## Goal:
Print exactly the lines from the first one down to the line containing "plt.rcParams['mathtext.rm'] = 'Liberation", both ends included, with no pictures and nothing else.
** START Provided information **
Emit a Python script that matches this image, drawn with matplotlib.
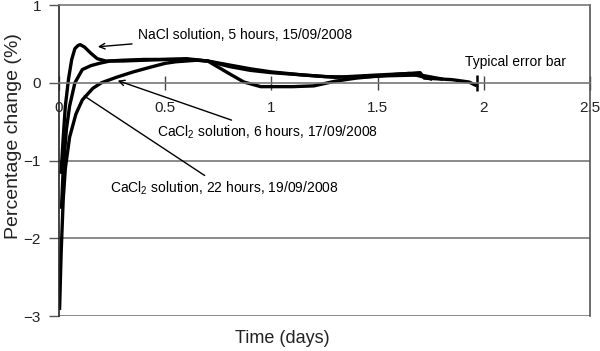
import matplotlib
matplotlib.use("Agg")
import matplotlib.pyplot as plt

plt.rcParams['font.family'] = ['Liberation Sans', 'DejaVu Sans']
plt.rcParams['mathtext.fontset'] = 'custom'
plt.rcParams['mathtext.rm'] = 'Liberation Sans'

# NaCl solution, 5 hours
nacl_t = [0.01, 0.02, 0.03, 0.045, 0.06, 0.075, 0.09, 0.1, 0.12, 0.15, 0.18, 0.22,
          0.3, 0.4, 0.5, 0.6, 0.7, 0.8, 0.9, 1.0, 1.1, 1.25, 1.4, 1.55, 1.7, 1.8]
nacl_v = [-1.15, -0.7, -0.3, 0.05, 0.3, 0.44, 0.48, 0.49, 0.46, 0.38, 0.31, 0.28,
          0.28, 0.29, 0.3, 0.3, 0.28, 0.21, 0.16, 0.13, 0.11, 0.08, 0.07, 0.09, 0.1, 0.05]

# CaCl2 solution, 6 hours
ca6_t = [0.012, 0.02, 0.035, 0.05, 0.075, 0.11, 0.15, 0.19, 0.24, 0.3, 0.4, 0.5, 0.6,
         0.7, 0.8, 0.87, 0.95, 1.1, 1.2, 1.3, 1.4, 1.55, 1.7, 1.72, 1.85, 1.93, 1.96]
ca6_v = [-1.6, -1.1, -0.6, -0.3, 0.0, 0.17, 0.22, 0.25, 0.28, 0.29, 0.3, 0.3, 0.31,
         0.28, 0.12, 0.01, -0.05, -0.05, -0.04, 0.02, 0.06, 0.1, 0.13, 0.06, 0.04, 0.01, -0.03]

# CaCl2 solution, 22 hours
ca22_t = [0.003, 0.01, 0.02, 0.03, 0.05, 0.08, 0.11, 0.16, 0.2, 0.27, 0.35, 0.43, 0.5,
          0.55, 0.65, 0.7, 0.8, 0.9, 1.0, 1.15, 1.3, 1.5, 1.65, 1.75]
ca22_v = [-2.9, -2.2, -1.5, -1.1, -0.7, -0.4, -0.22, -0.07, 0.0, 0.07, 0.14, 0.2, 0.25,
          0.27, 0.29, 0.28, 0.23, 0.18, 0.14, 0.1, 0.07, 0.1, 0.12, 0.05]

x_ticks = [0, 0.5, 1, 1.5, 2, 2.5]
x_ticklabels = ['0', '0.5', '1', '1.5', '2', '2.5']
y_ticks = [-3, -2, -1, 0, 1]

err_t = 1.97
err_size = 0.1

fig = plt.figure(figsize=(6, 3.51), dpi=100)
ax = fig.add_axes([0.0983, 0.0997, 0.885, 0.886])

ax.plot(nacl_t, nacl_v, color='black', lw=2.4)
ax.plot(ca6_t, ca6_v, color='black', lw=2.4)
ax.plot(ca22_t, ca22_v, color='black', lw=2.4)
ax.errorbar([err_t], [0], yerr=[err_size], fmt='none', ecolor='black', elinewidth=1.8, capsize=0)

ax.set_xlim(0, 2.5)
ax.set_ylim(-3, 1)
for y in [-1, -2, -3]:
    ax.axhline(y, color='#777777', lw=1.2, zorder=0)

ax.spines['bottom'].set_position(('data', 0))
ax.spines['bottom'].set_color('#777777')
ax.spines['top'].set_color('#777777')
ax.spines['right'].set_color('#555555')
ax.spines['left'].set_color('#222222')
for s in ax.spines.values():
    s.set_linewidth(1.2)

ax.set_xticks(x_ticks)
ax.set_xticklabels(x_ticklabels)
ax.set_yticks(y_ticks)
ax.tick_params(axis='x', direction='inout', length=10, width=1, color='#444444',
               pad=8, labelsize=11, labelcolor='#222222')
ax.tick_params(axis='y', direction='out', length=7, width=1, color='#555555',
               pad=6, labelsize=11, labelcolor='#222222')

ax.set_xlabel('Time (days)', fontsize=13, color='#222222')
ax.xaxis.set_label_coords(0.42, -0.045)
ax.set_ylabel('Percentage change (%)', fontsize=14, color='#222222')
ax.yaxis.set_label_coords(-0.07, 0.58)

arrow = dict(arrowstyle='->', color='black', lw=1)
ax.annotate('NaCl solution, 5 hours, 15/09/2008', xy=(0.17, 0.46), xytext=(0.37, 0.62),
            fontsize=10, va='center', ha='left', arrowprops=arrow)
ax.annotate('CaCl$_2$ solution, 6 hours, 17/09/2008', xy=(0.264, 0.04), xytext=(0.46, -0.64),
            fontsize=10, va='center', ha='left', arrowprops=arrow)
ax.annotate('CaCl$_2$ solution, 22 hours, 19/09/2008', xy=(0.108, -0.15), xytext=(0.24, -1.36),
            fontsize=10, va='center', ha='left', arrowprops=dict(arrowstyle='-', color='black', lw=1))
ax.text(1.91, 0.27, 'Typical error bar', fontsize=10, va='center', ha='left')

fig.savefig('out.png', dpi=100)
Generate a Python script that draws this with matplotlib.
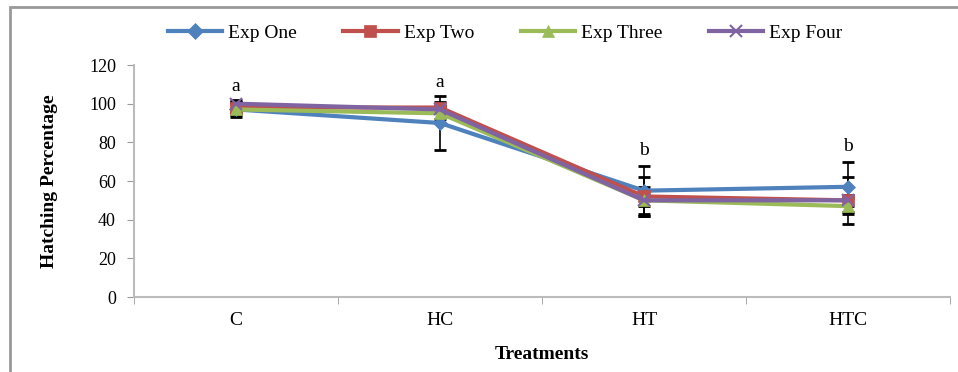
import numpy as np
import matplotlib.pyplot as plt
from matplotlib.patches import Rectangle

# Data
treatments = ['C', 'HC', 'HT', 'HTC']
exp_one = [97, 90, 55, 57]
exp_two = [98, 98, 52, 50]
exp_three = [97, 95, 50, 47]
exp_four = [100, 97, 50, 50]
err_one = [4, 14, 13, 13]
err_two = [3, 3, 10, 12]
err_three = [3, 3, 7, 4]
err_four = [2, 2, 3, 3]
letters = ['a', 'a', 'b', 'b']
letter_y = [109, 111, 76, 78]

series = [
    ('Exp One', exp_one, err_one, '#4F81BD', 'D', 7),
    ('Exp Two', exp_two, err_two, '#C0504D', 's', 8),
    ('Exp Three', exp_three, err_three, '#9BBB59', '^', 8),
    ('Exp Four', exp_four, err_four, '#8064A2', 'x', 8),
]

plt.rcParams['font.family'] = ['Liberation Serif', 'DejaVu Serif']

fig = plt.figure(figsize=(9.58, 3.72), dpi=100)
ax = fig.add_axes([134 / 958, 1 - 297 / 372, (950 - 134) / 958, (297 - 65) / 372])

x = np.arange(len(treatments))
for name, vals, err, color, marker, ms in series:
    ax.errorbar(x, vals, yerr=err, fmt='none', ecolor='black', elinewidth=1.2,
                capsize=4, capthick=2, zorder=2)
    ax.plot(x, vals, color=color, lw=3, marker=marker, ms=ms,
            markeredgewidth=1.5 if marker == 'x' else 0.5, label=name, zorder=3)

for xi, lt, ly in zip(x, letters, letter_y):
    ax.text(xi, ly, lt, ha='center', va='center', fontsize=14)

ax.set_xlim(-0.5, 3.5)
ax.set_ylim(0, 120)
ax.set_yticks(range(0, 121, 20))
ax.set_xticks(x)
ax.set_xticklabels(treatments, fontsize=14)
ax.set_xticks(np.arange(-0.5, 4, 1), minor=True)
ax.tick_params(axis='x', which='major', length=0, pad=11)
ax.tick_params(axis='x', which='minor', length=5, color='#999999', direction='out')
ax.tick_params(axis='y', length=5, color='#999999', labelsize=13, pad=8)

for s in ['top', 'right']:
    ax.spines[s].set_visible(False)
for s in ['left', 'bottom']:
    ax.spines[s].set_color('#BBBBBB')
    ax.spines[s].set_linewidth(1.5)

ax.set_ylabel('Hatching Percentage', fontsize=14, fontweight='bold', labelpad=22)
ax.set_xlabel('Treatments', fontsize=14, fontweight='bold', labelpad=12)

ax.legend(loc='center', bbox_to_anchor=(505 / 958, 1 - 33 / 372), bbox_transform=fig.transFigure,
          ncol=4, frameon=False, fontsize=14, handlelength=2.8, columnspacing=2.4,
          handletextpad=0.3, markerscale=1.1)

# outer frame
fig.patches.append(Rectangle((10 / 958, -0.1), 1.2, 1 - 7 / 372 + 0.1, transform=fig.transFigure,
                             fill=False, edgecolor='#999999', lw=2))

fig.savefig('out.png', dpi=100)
** END Provided information **
## Written response:
Emit a Python script that matches this image, drawn with matplotlib.
import matplotlib
matplotlib.use("Agg")
import matplotlib.pyplot as plt

plt.rcParams['font.family'] = ['Liberation Sans', 'DejaVu Sans']
plt.rcParams['mathtext.fontset'] = 'custom'
plt.rcParams['mathtext.rm'] = 'Liberation Sans'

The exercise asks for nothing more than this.